Je suis rentré chez moi au tout petit matin. J'ai remonté ma petite rue au moment exact où les lampadaires s'éteignaient, car il faisait suffisamment jour, entre 4h00 et 5h00. Dans le taxi, une étudiante avait chanté des airs d'opéra traditionnel. Deux genres d'opéras, un de la province de Zhejiang, un de la province de l'Anhui. A capella, sur les boulevards périphériques surélevés de Shanghai, mon étudiante me faisait littéralement planer. Sa voix légèrement voilée de jeune femme fatiguée donnait aux chants quelque chose d'européen, ou d'américain, comme un mélange de folk irlandais et de trémolos extrême orientaux. Un mélange de chanteuse de blues et de femme de pêcheur du Jiangsu. C'était la mondialisation du cœur et de la beauté dans mon taxi.
Nous revenions de la « Nuit blanche », l'événement final du festival Croisement. Sur invitation seulement (et on se demande pourquoi, quand on sait que les Chinois n'ont pas l'habitude de se coucher tard, ni, donc, de commencer une soirée à 23h00.) Plusieurs scènes étaient aménagées dans la cour intérieure d'un grand bâtiment kitsch. Des artistes d'assez bonne qualité alternaient, malgré la bruine qui, après tout, nous rafraîchissait. A l'intérieur du bâtiment, d'autres animations, des œuvres d'art vidéo interactives, des sculptures en chocolat, des lieux de boissons et de sustentation. Et pour donner du liant à tout cela, une troupe de danseurs et de comédiens déguisés défilait incessamment avec de jolis mouvements de hanche et des mouvements de bras, avec des pas de danse et des masques de carnaval.

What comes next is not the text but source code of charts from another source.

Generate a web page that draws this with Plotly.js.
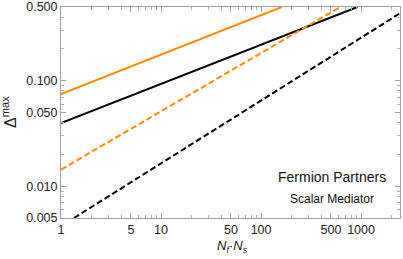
<!DOCTYPE html>
<html><head><meta charset="utf-8">
<script src="https://cdn.plot.ly/plotly-3.0.1.min.js"></script>
<style>html,body{margin:0;padding:0;background:#fff}#plot{width:403px;height:259px}</style>
</head><body><div id="plot"></div>
<script>
// Data (log-log straight lines)
const orangeSolidX = [1, 10, 100, 161];
const orangeSolidY = [0.0746, 0.177, 0.418, 0.5];
const blackSolidX = [1, 10, 100, 919];
const blackSolidY = [0.0398, 0.0935, 0.220, 0.5];
const orangeDashX = [1, 10, 100, 617];
const orangeDashY = [0.01438, 0.0512, 0.182, 0.5];
const blackDashX = [1.35, 10, 100, 1000, 2450];
const blackDashY = [0.005, 0.01648, 0.0649, 0.255, 0.436];

const xTickVals = [1, 5, 10, 50, 100, 500, 1000];
const xTickText = ["1", "5", "10", "50", "100", "500", "1000"];
const yTickVals = [0.005, 0.01, 0.05, 0.1, 0.5];
const yTickText = ["0.005", "0.010", "0.050", "0.100", "0.500"];

const xMinor = [2,3,4,6,7,8,9,20,30,40,60,70,80,90,200,300,400,600,700,800,900,2000];
const yMinor = [0.006,0.007,0.008,0.009,0.02,0.03,0.04,0.06,0.07,0.08,0.09,0.2,0.3,0.4];

const orange = '#FF8A00';
const traces = [
  {x: orangeSolidX, y: orangeSolidY, mode: 'lines', line: {color: orange, width: 2}},
  {x: blackSolidX, y: blackSolidY, mode: 'lines', line: {color: '#000', width: 2}},
  {x: orangeDashX, y: orangeDashY, mode: 'lines', line: {color: orange, width: 2, dash: '6px,3px'}},
  {x: blackDashX, y: blackDashY, mode: 'lines', line: {color: '#000', width: 2, dash: '6px,3px'}}
];

const fontFam = 'Liberation Sans, Arial, sans-serif';
const axisCommon = {
  showgrid: false, zeroline: false, showline: true, linecolor: '#a0a0a0', linewidth: 1,
  mirror: 'ticks', ticks: 'inside', ticklen: 5, tickcolor: '#a0a0a0', tickwidth: 1,
  tickfont: {family: fontFam, size: 12.5, color: '#222'}
};

function px2x(p) { return (p - 61) / 339; }
function px2y(p) { return (218 - p) / 211; }

const layout = {
  width: 403, height: 259,
  margin: {l: 61, r: 3, t: 7, b: 41},
  paper_bgcolor: '#fff', plot_bgcolor: '#fff',
  showlegend: false,
  xaxis: Object.assign({}, axisCommon, {
    type: 'log', range: [0, Math.log10(2450)],
    tickmode: 'array', tickvals: xTickVals, ticktext: xTickText,
    minor: {tickmode: 'array', tickvals: xMinor, ticks: 'inside', ticklen: 3, tickcolor: '#b0b0b0'}
  }),
  yaxis: Object.assign({}, axisCommon, {
    type: 'log', range: [Math.log10(0.005), Math.log10(0.5)],
    tickmode: 'array', tickvals: yTickVals, ticktext: yTickText,
    minor: {tickmode: 'array', tickvals: yMinor, ticks: 'inside', ticklen: 3, tickcolor: '#b0b0b0'}
  }),
  annotations: [
    {xref: 'paper', yref: 'paper', x: px2x(9), y: px2y(112), xanchor: 'center', yanchor: 'middle',
     text: 'Δ<sup>max</sup>', textangle: -90, showarrow: false,
     font: {family: fontFam, size: 16, color: '#222'}},
    {xref: 'paper', yref: 'paper', x: px2x(232), y: px2y(246), xanchor: 'center', yanchor: 'middle',
     text: '<i>N<sub>f</sub></i>·<i>N<sub>s</sub></i>', showarrow: false,
     font: {family: fontFam, size: 13, color: '#222'}},
    {xref: 'paper', yref: 'paper', x: px2x(332), y: px2y(177), xanchor: 'center', yanchor: 'middle',
     text: 'Fermion Partners', showarrow: false,
     font: {family: fontFam, size: 14, color: '#111'}},
    {xref: 'paper', yref: 'paper', x: px2x(332), y: px2y(199), xanchor: 'center', yanchor: 'middle',
     text: 'Scalar Mediator', showarrow: false,
     font: {family: fontFam, size: 12, color: '#111'}}
  ]
};

Plotly.newPlot('plot', traces, layout, {staticPlot: true, displayModeBar: false});
</script></body></html>
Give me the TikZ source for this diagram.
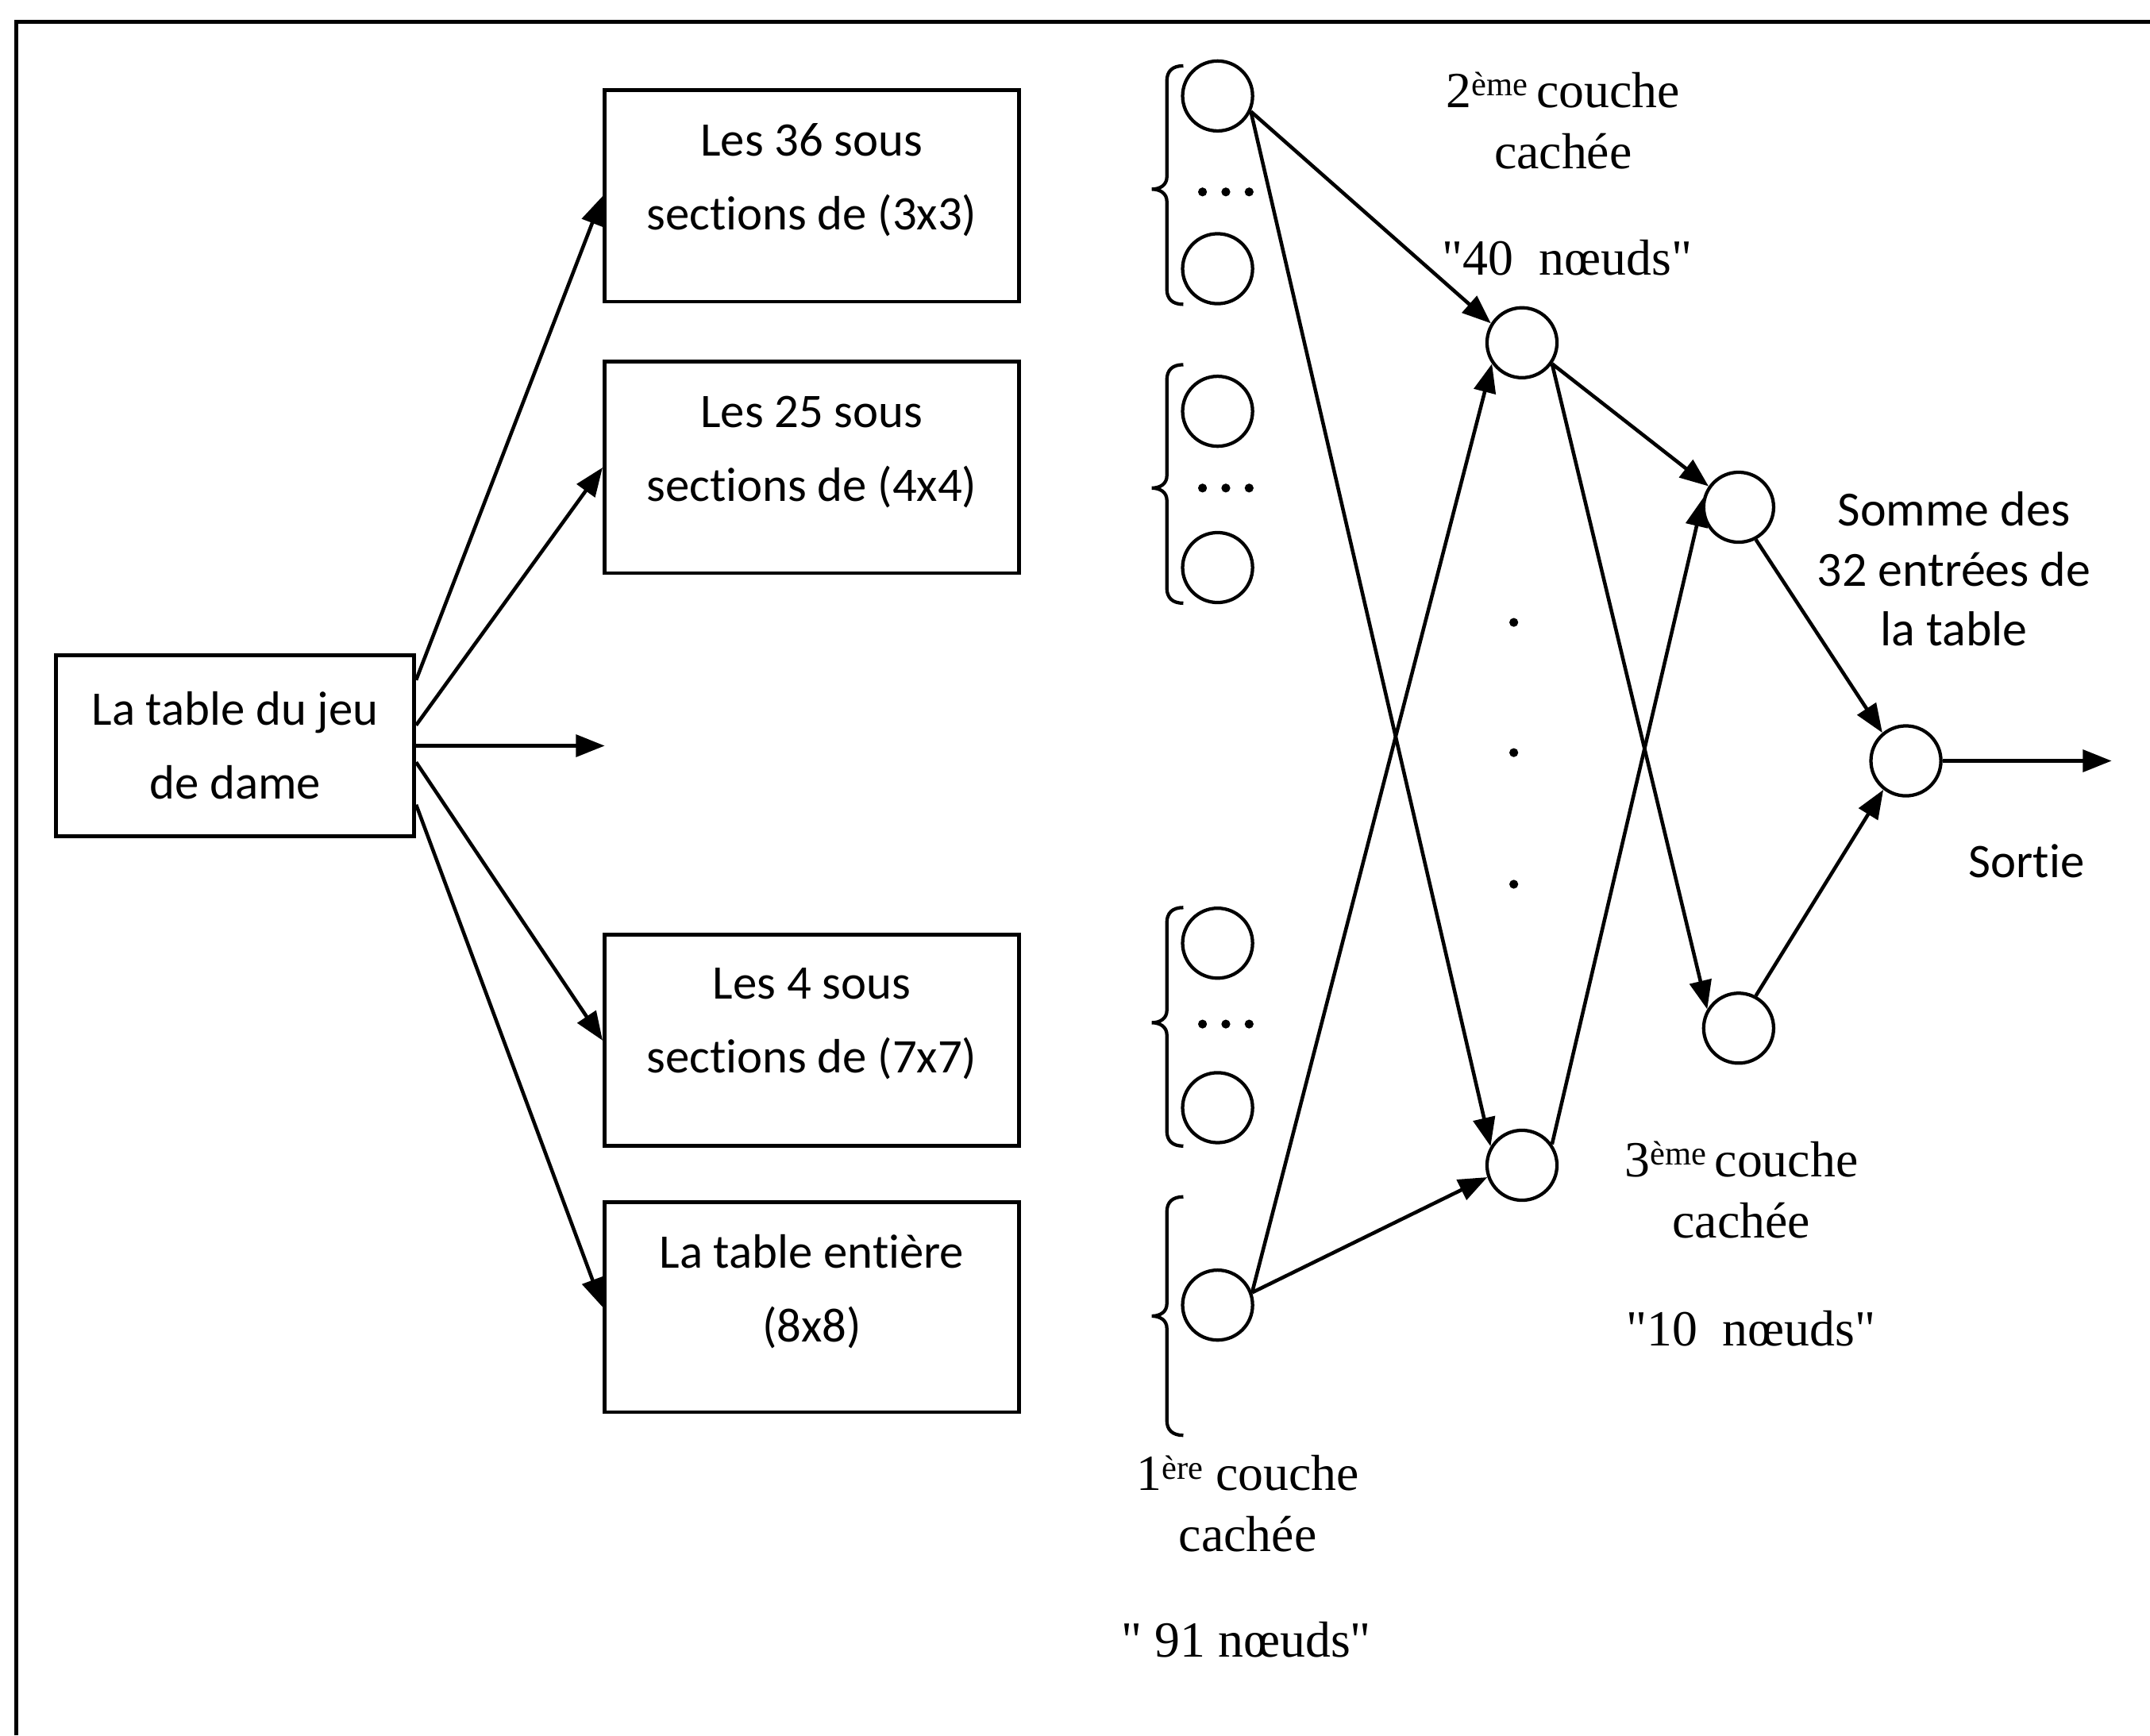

La star française était Louis Bertignac, l'ancien guitariste de Téléphone, et la star chinoise était une fille, diplômée du département de français de Fudan, qui avait gagné le concours de Super girl, une sorte de Star Ac' chinoise. Cette fille est vraiment populaire, avec des fans clubs et tout et tout. Comme elle parle très bien français, il y avait là quelque chose à exploiter pour la promotion des échanges culturels sino-français. Malheureusement, avant même qu'elle ait commencé sa performance, vers 3h30, les forces de police ont occupé le terrain et, alors que Bertignac terminait sa troisième chanson, l'organisateur de la soirée vint sur la scène nous dire que la Nuit blanche devait s'arrêter là. On n'a pas su pourquoi, mais la menace de voir couper l'électricité pesait, si le chanteur continuait une minute de plus. Sous la protestation de la foule, ce dernier s'est lancé dans son tube Cendrillon. « On tente le tout pour le tout », disait-il, dans un sourire. Quelques minutes qui ont beaucoup plu au public.
Puis un fonctionnaire, entouré de policiers, est monté sur scène, a donné un coup dans le micro de Bertignac, et l'a poussé en arrière avec un geste méprisant de la main. Ici, on n'est pas dans votre pays de dégénérés, ici on respecte les fonctionnaires et les forces de l'ordre.
Cet événement m'a plu, « ouais ! Enfin de l'animation, de l'imprévu ! » Je voyais de la tension sur les visages des hommes en uniformes. Je me mettais à leur place : frapper sans pitié des pauvres gens du Guangxi, comme ils le font en ce moment, passe encore, mais en venir aux mains avec des étrangers en plein cœur de Shanghai, c'est mauvais pour l'image du pays. Je suis parti avec deux ou trois Chinois qui ne comprenaient pas plus que moi ce qui se passait. Quand nous quittâmes les lieux, la foule chantait Un jour j'irai à New York avec toi. A l'heure où j'écris ces lignes, je ne sais pas s'il y a eu des violences ou non. Franchement j'en doute, mais l'homme est un animal qui n'a jamais été effrayé par le pire, surtout quand il voisine avec le grotesque.
Je pris le taxi avec trois étudiants qui revenaient à l'université. Ils m'ont dit que c'était la première fois qu'ils rentraient si tard dans leur dortoir. On a parlé musique chinoise. Je leur ai avoué que j'aimais surtout la musique traditionnelle. C'est alors qu'une étudiante a laissé libre cours à ses souvenirs musicaux ; d'avoir longuement écouté sa grand-mère, dans le Jiangsu, elle a appris à chanter de merveilleux airs d'opéra et ses chants furent pour moi le couronnement de la soirée. La plus belle musique que j'avais entendue depuis quelques semaines, et qui suffit à me réconcilier, si besoin était, avec la Chine.